= Albert and Ebenezer Fox =

19th-century English poachers

The Fox Twins as brick hod carriers

Albert Ebenezer Fox (1857 – 20 May 1937) and Ebenezer Albert Fox (1857 – 2 October 1926) were infamous English poachers who lived in Stevenage in the late 19th and early 20th centuries. They were identical twins and were also known as the Twin Foxes.

== Biography ==
They were born in 1857 in Symonds Green and named after the Ebenezer Chapel (Baptist Church) on Albert Street, of which their father, Henry Fox, was a devout supporter. Their mother, Charlotte Fox, was a straw-plait worker and their father farmed 10 acre of land.

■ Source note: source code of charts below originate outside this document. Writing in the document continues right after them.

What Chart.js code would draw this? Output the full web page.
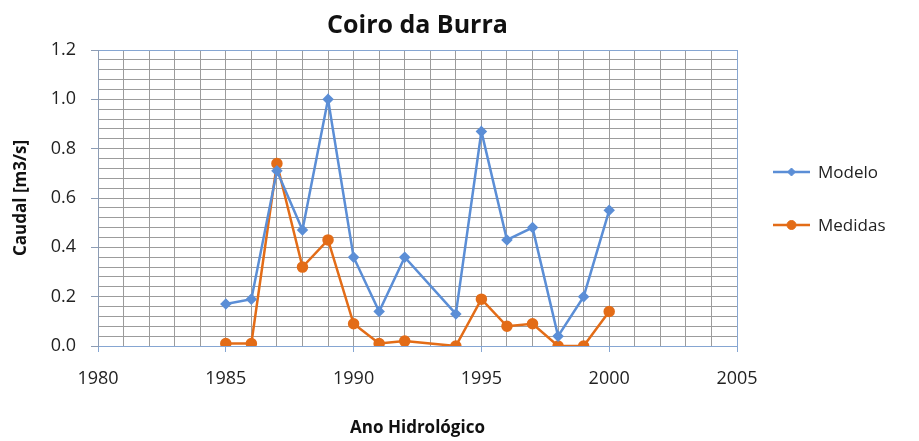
<!DOCTYPE html>
<html>
<head>
<meta charset="utf-8">
<script src="https://cdn.jsdelivr.net/npm/chart.js@4/dist/chart.umd.min.js"></script>
<style>
  html, body { margin: 0; padding: 0; background: #fff; }
  #wrap { width: 919px; height: 441px; }
</style>
</head>
<body>
<div id="wrap"><canvas id="chart" width="919" height="441"></canvas></div>
<script>
// Coiro da Burra - annual flow, model vs measured
const years = [1985, 1986, 1987, 1988, 1989, 1990, 1991, 1992, 1994, 1995, 1996, 1997, 1998, 1999, 2000];
const modelo = [0.17, 0.19, 0.71, 0.47, 1.00, 0.36, 0.14, 0.36, 0.13, 0.87, 0.43, 0.48, 0.04, 0.20, 0.55];
const medidas = [0.01, 0.01, 0.74, 0.32, 0.43, 0.09, 0.01, 0.02, 0.00, 0.19, 0.08, 0.09, 0.00, 0.00, 0.14];
const seriesNames = ['Modelo', 'Medidas'];
const xRange = [1980, 2005];
const yRange = [0, 1.2];

const FONT = "'Open Sans', 'DejaVu Sans', sans-serif";
const blue = '#5b8ed6';
const orange = '#e36c17';
const gridGray = '#9c9c9c';
const frameBlue = '#86a6d2';

const toPoints = (vals) => years.map((yr, i) => ({ x: yr, y: vals[i] }));
const isMajorY = (v) => Math.round(v * 100) % 20 === 0;
const isMajorX = (v) => Math.round(v) % 5 === 0;

// Excel style legend: short line with the marker in the middle
const sideLegend = {
    id: 'sideLegend',
    afterDraw(chart) {
        const { ctx, chartArea } = chart;
        const mid = (chartArea.top + chartArea.bottom) / 2;
        const x0 = chartArea.right + 36;
        ctx.save();
        chart.data.datasets.forEach((ds, i) => {
            const y = mid - 26 + i * 53;
            ctx.strokeStyle = ds.borderColor;
            ctx.lineWidth = ds.borderWidth;
            ctx.beginPath();
            ctx.moveTo(x0, y);
            ctx.lineTo(x0 + 37, y);
            ctx.stroke();
            ctx.fillStyle = ds.pointBackgroundColor;
            ctx.strokeStyle = ds.pointBorderColor;
            ctx.lineWidth = 1;
            Chart.helpers.drawPoint(ctx, {
                pointStyle: ds.pointStyle,
                radius: ds.pointRadius,
                borderWidth: 1
            }, x0 + 18.5, y);
            ctx.fillStyle = '#222';
            ctx.font = '17px ' + FONT;
            ctx.textBaseline = 'middle';
            ctx.fillText(ds.label, x0 + 45, y + 1);
        });
        ctx.restore();
    }
};

const ctx = document.getElementById('chart').getContext('2d');
new Chart(ctx, {
    type: 'line',
    data: {
        datasets: [
            {
                label: seriesNames[0], data: toPoints(modelo),
                borderColor: blue, backgroundColor: blue,
                pointBackgroundColor: blue, pointBorderColor: blue,
                borderWidth: 2.5, pointStyle: 'rectRot', pointRadius: 4, tension: 0
            },
            {
                label: seriesNames[1], data: toPoints(medidas),
                borderColor: orange, backgroundColor: orange,
                pointBackgroundColor: orange, pointBorderColor: orange,
                borderWidth: 2.5, pointStyle: 'circle', pointRadius: 4.5, tension: 0
            }
        ]
    },
    options: {
        responsive: false,
        animation: false,
        layout: { padding: { left: 0, right: 182, top: 0, bottom: 0 } },
        plugins: {
            legend: { display: false },
            tooltip: { enabled: false },
            title: {
                display: true, text: 'Coiro da Burra', fullSize: false,
                color: '#111', font: { family: FONT, size: 25, weight: 'bold' },
                padding: { top: 11, bottom: 9 }
            }
        },
        scales: {
            x: {
                type: 'linear', min: xRange[0], max: xRange[1],
                afterFit: (s) => { s.height = 95; },
                ticks: {
                    stepSize: 1, autoSkip: false, maxRotation: 0, padding: 16,
                    color: '#222', font: { family: FONT, size: 18 },
                    callback: (v) => isMajorX(v) ? String(Math.round(v)) : ''
                },
                grid: {
                    color: (c) => (c.tick && c.tick.value === xRange[1]) ? frameBlue : gridGray,
                    tickColor: (c) => (c.tick && isMajorX(c.tick.value)) ? frameBlue : 'rgba(0,0,0,0)',
                    tickLength: 6, lineWidth: 1
                },
                border: { color: frameBlue, width: 1 },
                title: {
                    display: true, text: 'Ano Hidrológico', color: '#111',
                    font: { family: FONT, size: 17, weight: 'bold' },
                    padding: { top: 0, bottom: 3 }
                }
            },
            y: {
                min: yRange[0], max: yRange[1],
                afterFit: (s) => { s.width = 98; },
                ticks: {
                    stepSize: 0.04, autoSkip: false, padding: 15,
                    color: '#222', font: { family: FONT, size: 18 },
                    callback: (v) => isMajorY(v) ? (Math.round(v * 10) / 10).toFixed(1) : ''
                },
                grid: {
                    color: (c) => (c.tick && Math.abs(c.tick.value - yRange[1]) < 1e-6) ? frameBlue : gridGray,
                    tickColor: (c) => (c.tick && isMajorY(c.tick.value)) ? '#8c9cb4' : 'rgba(0,0,0,0)',
                    tickLength: 7, lineWidth: 1
                },
                border: { color: '#8c9cb4', width: 1 },
                title: {
                    display: true, text: 'Caudal [m3/s]', color: '#111',
                    font: { family: FONT, size: 17, weight: 'bold' },
                    padding: { top: 11, bottom: 0 }
                }
            }
        }
    },
    plugins: [sideLegend]
});
</script>
</body>
</html>
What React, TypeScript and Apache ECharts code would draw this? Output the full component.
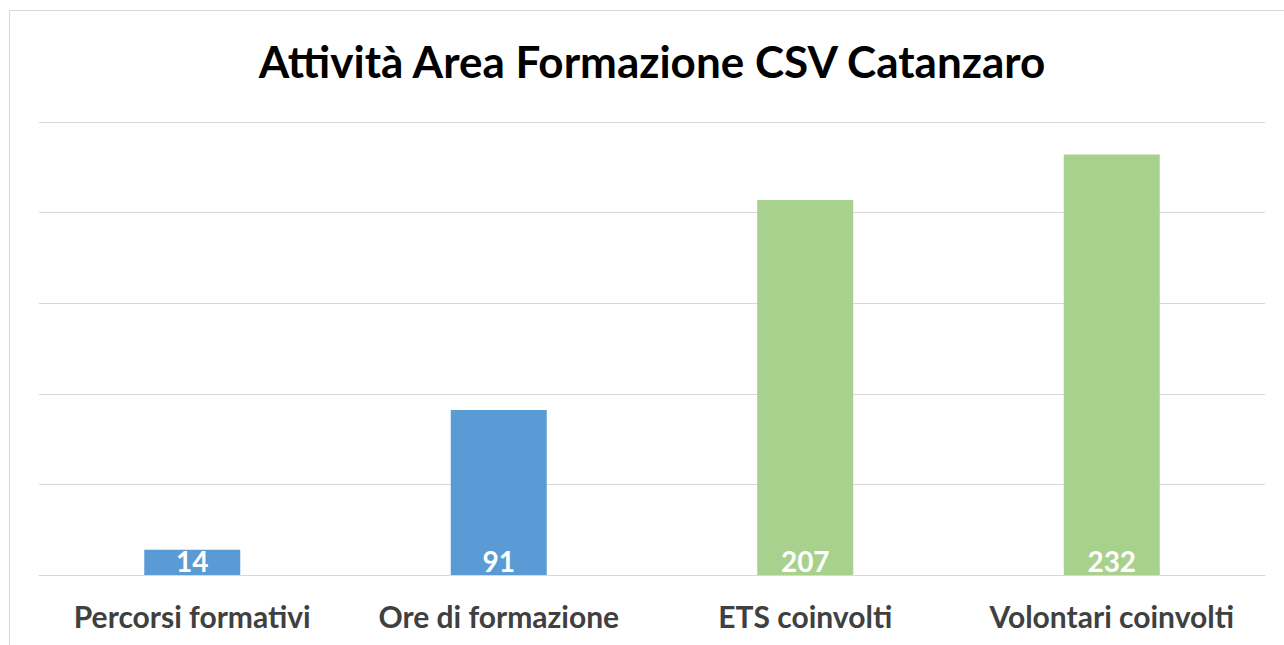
import React, { useEffect, useRef } from "react";
import * as echarts from "echarts";

const categories = ["Percorsi formativi", "Ore di formazione", "ETS coinvolti", "Volontari coinvolti"];
const values = [14, 91, 207, 232];
const barColors = ["#5B9BD5", "#5B9BD5", "#A9D18E", "#A9D18E"];
const titleText = "Attività Area Formazione CSV Catanzaro";

export default function App() {
  const ref = useRef<HTMLDivElement>(null);
  useEffect(() => {
    if (!ref.current) return;
    const chart = echarts.init(ref.current, null, { renderer: "svg" });
    chart.setOption({
      animation: false,
      backgroundColor: "#ffffff",
      graphic: [
        {
          type: "rect",
          shape: { x: 9.5, y: 10.5, width: 1400, height: 800 },
          style: { fill: "none", stroke: "#D9D9D9", lineWidth: 1 },
          silent: true,
        },
        {
          type: "text",
          x: 652,
          y: 61,
          style: {
            text: titleText,
            fontFamily: "Lato",
            fontWeight: "bold",
            fontSize: 44,
            fill: "#000000",
            textAlign: "center",
            textVerticalAlign: "middle",
          },
        },
      ],
      grid: { left: 39, right: 19, top: 122, bottom: 70, containLabel: false },
      xAxis: {
        type: "category",
        data: categories,
        axisLine: { show: true, lineStyle: { color: "#D9D9D9", width: 1 } },
        axisTick: { show: false },
        axisLabel: {
          interval: 0,
          hideOverlap: false,
          color: "#404040",
          fontFamily: "Lato",
          fontWeight: "bold",
          fontSize: 30,
          margin: 26,
        },
      },
      yAxis: {
        type: "value",
        min: 0,
        max: 250,
        interval: 50,
        axisLabel: { show: false },
        axisLine: { show: false },
        axisTick: { show: false },
        splitLine: { show: true, lineStyle: { color: "#D9D9D9", width: 1 } },
      },
      series: [
        {
          type: "bar",
          barWidth: 96,
          data: values.map((v, i) => ({ value: v, itemStyle: { color: barColors[i] } })),
          label: {
            show: true,
            position: "insideBottom",
            distance: 0,
            color: "#ffffff",
            fontFamily: "Lato",
            fontWeight: "bold",
            fontSize: 28,
          },
        },
      ],
    });
    return () => chart.dispose();
  }, []);
  return (
    <div
      ref={ref}
      style={{ position: "absolute", left: 0, top: 0, width: 1284, height: 645 }}
    />
  );
}
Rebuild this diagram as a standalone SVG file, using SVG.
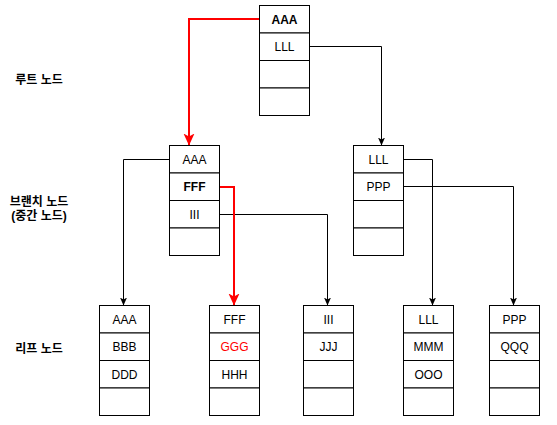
<svg xmlns="http://www.w3.org/2000/svg" width="557" height="425" viewBox="0 0 557 425">
  <style>
    .cell { fill: #ffffff; stroke: #000000; stroke-width: 1; }
    .t { font-family: "Liberation Sans", Arial, Helvetica, sans-serif; font-size: 12px; fill: #000000; text-anchor: middle; }
    .b { font-weight: bold; }
    .r { fill: #ff0000; }
    .lbl { font-family: "Liberation Sans", "Noto Sans CJK KR", sans-serif; font-size: 12px; font-weight: bold; fill: #000000; text-anchor: middle; }
    .edge { fill: none; stroke: #000000; stroke-width: 1; }
    .edge-red { fill: none; stroke: #ff0000; stroke-width: 2; }
  </style>
  <defs>
    <marker id="arrow" markerUnits="userSpaceOnUse" markerWidth="8" markerHeight="8" refX="8" refY="4" orient="auto">
      <path d="M0,0.5 L8,4 L0,7.5 L2,4 z" fill="#000000"/>
    </marker>
    <marker id="arrowRed" markerUnits="userSpaceOnUse" markerWidth="13" markerHeight="12" refX="12" refY="6" orient="auto">
      <path d="M0,0.5 L12,6 L0,11.5 L3,6 z" fill="#ff0000"/>
    </marker>
  </defs>

  <rect width="557" height="425" fill="#ffffff"/>

  <g id="labels">
    <text class="lbl" x="39" y="84">루트 노드</text>
    <text class="lbl" x="39" y="206">브랜치 노드</text>
    <text class="lbl" x="39" y="220">(중간 노드)</text>
    <text class="lbl" x="39" y="353">리프 노드</text>
  </g>

  <g id="connectors">
    <path class="edge" d="M309.5,46.5 H381.5 V145.5" marker-end="url(#arrow)"/>
    <path class="edge" d="M169.5,159.5 H123.5 V305.5" marker-end="url(#arrow)"/>
    <path class="edge" d="M219.5,214.5 H327.5 V305.5" marker-end="url(#arrow)"/>
    <path class="edge" d="M403.5,159.5 H432.5 V305.5" marker-end="url(#arrow)"/>
    <path class="edge" d="M403.5,186.5 H513.5 V305.5" marker-end="url(#arrow)"/>
    <path class="edge-red" d="M259.5,19 H189 V145.5" marker-end="url(#arrowRed)"/>
    <path class="edge-red" d="M219.5,187 H234 V305.5" marker-end="url(#arrowRed)"/>
  </g>

  <g id="root" transform="translate(259.5,5.5)">
    <rect class="cell" x="0" y="0" width="50" height="27.5"/>
    <rect class="cell" x="0" y="27.5" width="50" height="27.5"/>
    <rect class="cell" x="0" y="55" width="50" height="27.5"/>
    <rect class="cell" x="0" y="82.5" width="50" height="27.5"/>
    <text class="t b" x="25" y="18">AAA</text>
    <text class="t" x="25" y="45.5">LLL</text>
  </g>

  <g id="branch-left" transform="translate(169.5,145.5)">
    <rect class="cell" x="0" y="0" width="50" height="27.5"/>
    <rect class="cell" x="0" y="27.5" width="50" height="27.5"/>
    <rect class="cell" x="0" y="55" width="50" height="27.5"/>
    <rect class="cell" x="0" y="82.5" width="50" height="27.5"/>
    <text class="t" x="25" y="18">AAA</text>
    <text class="t b" x="25" y="45.5">FFF</text>
    <text class="t" x="25" y="73">III</text>
  </g>

  <g id="branch-right" transform="translate(353.5,145.5)">
    <rect class="cell" x="0" y="0" width="50" height="27.5"/>
    <rect class="cell" x="0" y="27.5" width="50" height="27.5"/>
    <rect class="cell" x="0" y="55" width="50" height="27.5"/>
    <rect class="cell" x="0" y="82.5" width="50" height="27.5"/>
    <text class="t" x="25" y="18">LLL</text>
    <text class="t" x="25" y="45.5">PPP</text>
  </g>

  <g id="leaf-1" transform="translate(99.5,305.5)">
    <rect class="cell" x="0" y="0" width="50" height="27.5"/>
    <rect class="cell" x="0" y="27.5" width="50" height="27.5"/>
    <rect class="cell" x="0" y="55" width="50" height="27.5"/>
    <rect class="cell" x="0" y="82.5" width="50" height="27.5"/>
    <text class="t" x="25" y="18">AAA</text>
    <text class="t" x="25" y="45.5">BBB</text>
    <text class="t" x="25" y="73">DDD</text>
  </g>

  <g id="leaf-2" transform="translate(209.5,305.5)">
    <rect class="cell" x="0" y="0" width="50" height="27.5"/>
    <rect class="cell" x="0" y="27.5" width="50" height="27.5"/>
    <rect class="cell" x="0" y="55" width="50" height="27.5"/>
    <rect class="cell" x="0" y="82.5" width="50" height="27.5"/>
    <text class="t" x="25" y="18">FFF</text>
    <text class="t r" x="25" y="45.5">GGG</text>
    <text class="t" x="25" y="73">HHH</text>
  </g>

  <g id="leaf-3" transform="translate(303.5,305.5)">
    <rect class="cell" x="0" y="0" width="50" height="27.5"/>
    <rect class="cell" x="0" y="27.5" width="50" height="27.5"/>
    <rect class="cell" x="0" y="55" width="50" height="27.5"/>
    <rect class="cell" x="0" y="82.5" width="50" height="27.5"/>
    <text class="t" x="25" y="18">III</text>
    <text class="t" x="25" y="45.5">JJJ</text>
  </g>

  <g id="leaf-4" transform="translate(403.5,305.5)">
    <rect class="cell" x="0" y="0" width="50" height="27.5"/>
    <rect class="cell" x="0" y="27.5" width="50" height="27.5"/>
    <rect class="cell" x="0" y="55" width="50" height="27.5"/>
    <rect class="cell" x="0" y="82.5" width="50" height="27.5"/>
    <text class="t" x="25" y="18">LLL</text>
    <text class="t" x="25" y="45.5">MMM</text>
    <text class="t" x="25" y="73">OOO</text>
  </g>

  <g id="leaf-5" transform="translate(489.5,305.5)">
    <rect class="cell" x="0" y="0" width="50" height="27.5"/>
    <rect class="cell" x="0" y="27.5" width="50" height="27.5"/>
    <rect class="cell" x="0" y="55" width="50" height="27.5"/>
    <rect class="cell" x="0" y="82.5" width="50" height="27.5"/>
    <text class="t" x="25" y="18">PPP</text>
    <text class="t" x="25" y="45.5">QQQ</text>
  </g>
</svg>
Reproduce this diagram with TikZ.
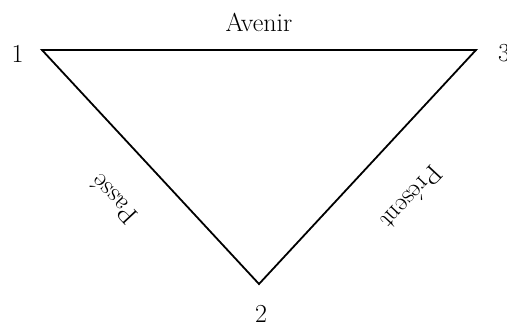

Despite their respectable background, the twins turned to a life of crime. They made sure never to go poaching together, and often escaped their frequent encounters with the constabulary by providing alibis for each other. Despite this, they did spend time in prison where they attracted the attention of Sir Edward Henry who used twins, including the Foxes, to prove that an individual could be identified by his fingerprints. Their crimes made national and international news.

Both twins ended their days in Chalkdell House (the Poor Law Union workhouse) in Hitchin. Ebenezer died on 2 October 1926, aged 68, and Albert died on 20 May 1937, aged 79. Both are buried in the churchyard of St Nicholas' Church, Stevenage.

== Legacy ==
In 1952, the Twin Foxes public house, named after the brothers, opened in the Bedwell area of Stevenage. It closed in 2012.

More recently in 1998, an estate of 59 properties in Woolmer Green, the other side of Knebworth from Stevenage was named Twin Foxes after Albert and Ebenezer Fox. Busts of both men rest on top of pillars at the entrance to the estate with years of birth and death.